Bitcoin is no longer the uncorrelated hedge it was marketed as in 2017. After two halving cycles and the launch of spot ETFs, it trades like a high-beta tech stock most of the time and like a macro hedge during dollar-stress events. Understanding which regime is active is the entire trade.
Correlation has shifted — and it depends on the regime
On a rolling 90-day basis, Bitcoin's correlation to the Nasdaq has spent most of the post-ETF era between 0.4 and 0.7 — high enough that it doesn't diversify a tech-heavy portfolio. The exceptions are dollar-debasement episodes (2020, 2024 banking stress) when Bitcoin decouples and rallies on its own. Treat it as a tech beta most of the time and a hedge only in specific macro setups.
Spot ETFs changed the marginal buyer
The 2024 spot ETF approvals brought structural inflows from RIAs, pensions, and 60/40 rebalancers. That flow has dampened drawdowns and stretched cycle tops higher than prior halvings would suggest. The downside: it has also tied Bitcoin closer to traditional risk assets — when stocks sell off, ETF outflows now amplify the Bitcoin drawdown.
How much to allocate
A 1–5% portfolio allocation is the consensus answer from mainstream advisors who recommend any Bitcoin exposure at all.
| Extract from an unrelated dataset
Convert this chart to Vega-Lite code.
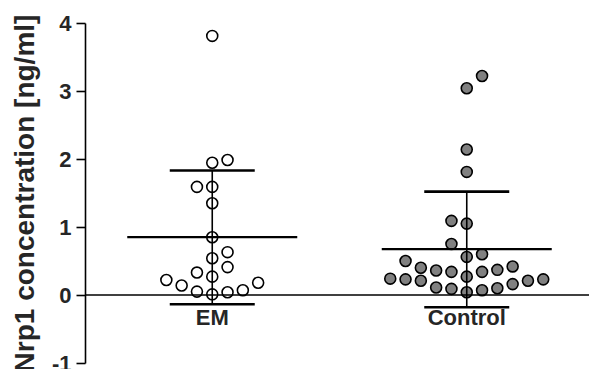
{
  "$schema": "https://vega.github.io/schema/vega-lite/v6.json",
  "width": 504,
  "height": 340,
  "autosize": {"type": "none"},
  "padding": {"left": 85, "top": 23, "right": 0, "bottom": 6},
  "background": "white",
  "config": {
    "view": {"stroke": null},
    "font": "Liberation Sans"
  },
  "datasets": {
    "points": [
      {"group": "EM", "value": 3.81, "col": 0},
      {"group": "EM", "value": 1.985, "col": 1},
      {"group": "EM", "value": 1.945, "col": 0},
      {"group": "EM", "value": 1.59, "col": -1},
      {"group": "EM", "value": 1.59, "col": 0},
      {"group": "EM", "value": 1.35, "col": 0},
      {"group": "EM", "value": 0.85, "col": 0},
      {"group": "EM", "value": 0.63, "col": 1},
      {"group": "EM", "value": 0.54, "col": 0},
      {"group": "EM", "value": 0.41, "col": 1},
      {"group": "EM", "value": 0.33, "col": -1},
      {"group": "EM", "value": 0.27, "col": 0},
      {"group": "EM", "value": 0.22, "col": -3},
      {"group": "EM", "value": 0.14, "col": -2},
      {"group": "EM", "value": 0.05, "col": -1},
      {"group": "EM", "value": 0.01, "col": 0},
      {"group": "EM", "value": 0.04, "col": 1},
      {"group": "EM", "value": 0.07, "col": 2},
      {"group": "EM", "value": 0.18, "col": 3},
      {"group": "Control", "value": 3.22, "col": 1},
      {"group": "Control", "value": 3.04, "col": 0},
      {"group": "Control", "value": 2.14, "col": 0},
      {"group": "Control", "value": 1.81, "col": 0},
      {"group": "Control", "value": 1.09, "col": -1},
      {"group": "Control", "value": 1.05, "col": 0},
      {"group": "Control", "value": 0.75, "col": -1},
      {"group": "Control", "value": 0.56, "col": 0},
      {"group": "Control", "value": 0.6, "col": 1},
      {"group": "Control", "value": 0.5, "col": -4},
      {"group": "Control", "value": 0.4, "col": -3},
      {"group": "Control", "value": 0.36, "col": -2},
      {"group": "Control", "value": 0.34, "col": -1},
      {"group": "Control", "value": 0.27, "col": 0},
      {"group": "Control", "value": 0.34, "col": 1},
      {"group": "Control", "value": 0.37, "col": 2},
      {"group": "Control", "value": 0.42, "col": 3},
      {"group": "Control", "value": 0.24, "col": -5},
      {"group": "Control", "value": 0.23, "col": -4},
      {"group": "Control", "value": 0.21, "col": -3},
      {"group": "Control", "value": 0.11, "col": -2},
      {"group": "Control", "value": 0.09, "col": -1},
      {"group": "Control", "value": 0.04, "col": 0},
      {"group": "Control", "value": 0.07, "col": 1},
      {"group": "Control", "value": 0.1, "col": 2},
      {"group": "Control", "value": 0.16, "col": 3},
      {"group": "Control", "value": 0.21, "col": 4},
      {"group": "Control", "value": 0.23, "col": 5}
    ],
    "summary": [
      {"group": "EM", "mean": 0.85, "lo": -0.135, "hi": 1.83},
      {"group": "Control", "mean": 0.675, "lo": -0.18, "hi": 1.52}
    ]
  },
  "encoding": {
    "x": {
      "field": "group",
      "type": "nominal",
      "sort": ["EM", "Control"],
      "scale": {"range": [0, 509], "paddingInner": 0, "paddingOuter": 0},
      "axis": {
        "title": null,
        "domain": false,
        "ticks": false,
        "labelAngle": 0,
        "labelFont": "Liberation Sans",
        "labelFontSize": 22,
        "labelFontWeight": "bold",
        "labelColor": "#262626",
        "labelPadding": 0,
        "offset": -56
      }
    }
  },
  "layer": [
    {
      "data": {"name": "points"},
      "mark": {"type": "point", "shape": "circle", "filled": false, "size": 120, "strokeWidth": 1.6, "stroke": "black", "opacity": 1},
      "encoding": {
        "xOffset": {"field": "col", "type": "quantitative", "scale": {"domain": [-1, 1], "range": [111.95, 142.55]}},
        "y": {
          "field": "value",
          "type": "quantitative",
          "scale": {"domain": [-1, 4], "nice": false, "zero": false},
          "axis": {
            "values": [-1, 0, 1, 2, 3, 4],
            "labelExpr": "datum.value + ''",
            "grid": false,
            "domainColor": "black",
            "domainWidth": 1.6,
            "tickColor": "black",
            "tickWidth": 1.6,
            "tickSize": 9,
            "labelPadding": 5,
            "labelFont": "Liberation Sans",
            "labelFontSize": 22,
            "labelFontWeight": "bold",
            "labelColor": "#262626",
            "title": "Nrp1 concentration [ng/ml]",
            "titleFont": "Liberation Sans",
            "titleFontSize": 28,
            "titleFontWeight": "bold",
            "titleColor": "#262626",
            "titlePadding": 12
          }
        },
        "fill": {
          "field": "group",
          "type": "nominal",
          "scale": {"domain": ["EM", "Control"], "range": ["white", "#808080"]},
          "legend": null
        }
      }
    },
    {
      "data": {"name": "summary"},
      "mark": {"type": "rule", "color": "black", "strokeWidth": 1.6},
      "encoding": {
        "y": {"field": "lo", "type": "quantitative"},
        "y2": {"field": "hi"}
      }
    },
    {
      "data": {"name": "summary"},
      "mark": {"type": "tick", "color": "black", "size": 170, "thickness": 2.2, "opacity": 1},
      "encoding": {"y": {"field": "mean", "type": "quantitative"}}
    },
    {
      "data": {"name": "summary"},
      "mark": {"type": "tick", "color": "black", "size": 85, "thickness": 2.6, "opacity": 1},
      "encoding": {"y": {"field": "hi", "type": "quantitative"}}
    },
    {
      "data": {"name": "summary"},
      "mark": {"type": "tick", "color": "black", "size": 85, "thickness": 2.6, "opacity": 1},
      "encoding": {"y": {"field": "lo", "type": "quantitative"}}
    },
    {
      "data": {"values": [{}]},
      "mark": {"type": "rule", "color": "black", "strokeWidth": 1.4},
      "encoding": {"y": {"datum": 0, "type": "quantitative"}, "x": {"value": 0}, "x2": {"value": 504}}
    }
  ]
}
At 1%, it's a call option on adoption with negligible portfolio risk. At 5%, it materially raises portfolio volatility but adds meaningful upside in bullish cycles. Above 5%, you're making a concentrated bet, not diversifying — size accordingly.
What would change the thesis
Two scenarios would force a re-rate: (1) a major sovereign adopts Bitcoin as a reserve asset — bullish, decoupling from tech beta, (2) a regulatory clampdown on spot ETF custody or on stablecoin issuers — bearish, forced unwinds. Neither is the base case, but both are tail risks worth sizing for.